[RLlib] Exploration API: Policy changes needed for forward pass noisifications. #7798

sven1977 · 2020-03-29T17:06:54Z

This PR contains the following Policy changes to allow different types of forward-pass noisifications:

All major Policy classes (tf, eager, torch) allow for setting up action sampling behavior in one of 3 ways:
- action_sampler_fn: Fully customized action sampling behavior, returning only actions and logp. If provided, the Policy will not automatically use its Exploration object. Exploration has to be done (customized) inside the action_sampler_fn!
- action_distribution_fn: Customized distribution-inputs and -class generator. Policy's Exploration is used automatically (before_compute_action and get_exploration_action).
- None of the above: Action-dist input and -class are determined in default fashion: forward pass through model.

This removes the need for a log_likelihood_fn and thus simplifies DQN and SAC.
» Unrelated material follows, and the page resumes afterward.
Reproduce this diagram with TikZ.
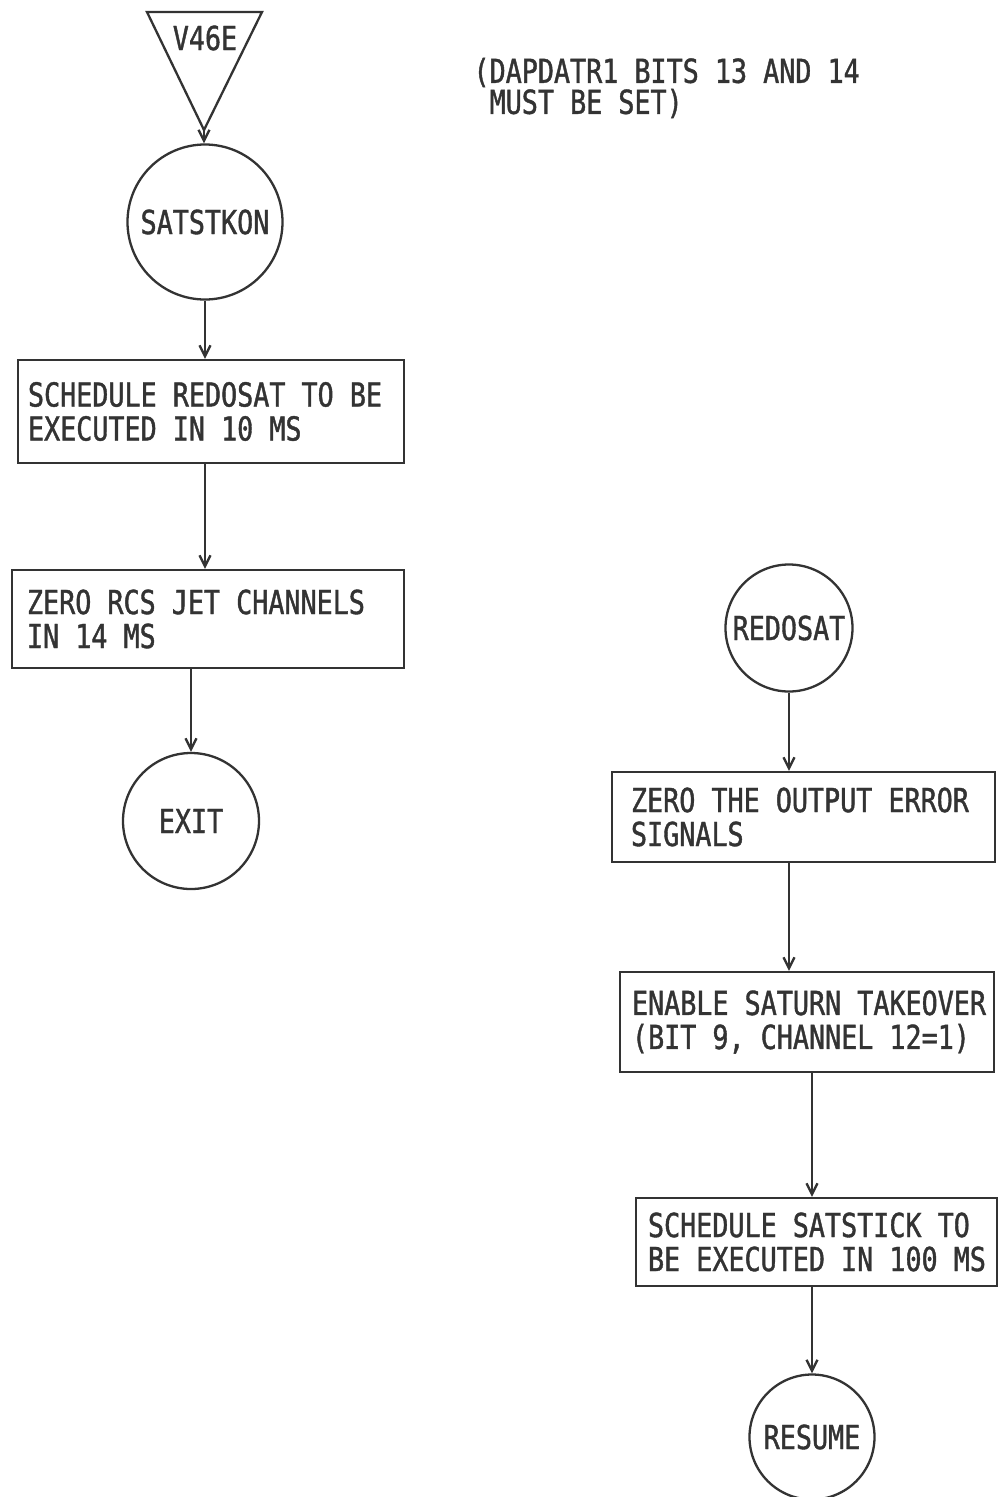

All Policy.compute_actions() methods now return (by default and if available) the extra_action_fetches key:
ACTION_DIST_INPUTS
This is currently only used by the ParameterNoise class (but should be useful information for other cases as well).
The ActionDistribution object is now passed directly into Exploration.get_exploration_action(). Before, distribution-inputs and distribution-class were passed in separately.
Each Exploration class requires the Model upon construction. Hence the Model is not longer passed into e.g. Exploration.get_exploration_action. This requires the Model being generated before the Exploration object in all Policy classes.

Checks

I've run scripts/format.sh to lint the changes in this PR.
I've included any doc changes needed for https://ray.readthedocs.io/en/latest/.
I've made sure the tests are passing. Note that there might be a few flaky tests, see the recent failure rates at https://ray-travis-tracker.herokuapp.com/.
Testing Strategy
- Unit tests
- Release tests
- This PR is not tested (please justify below)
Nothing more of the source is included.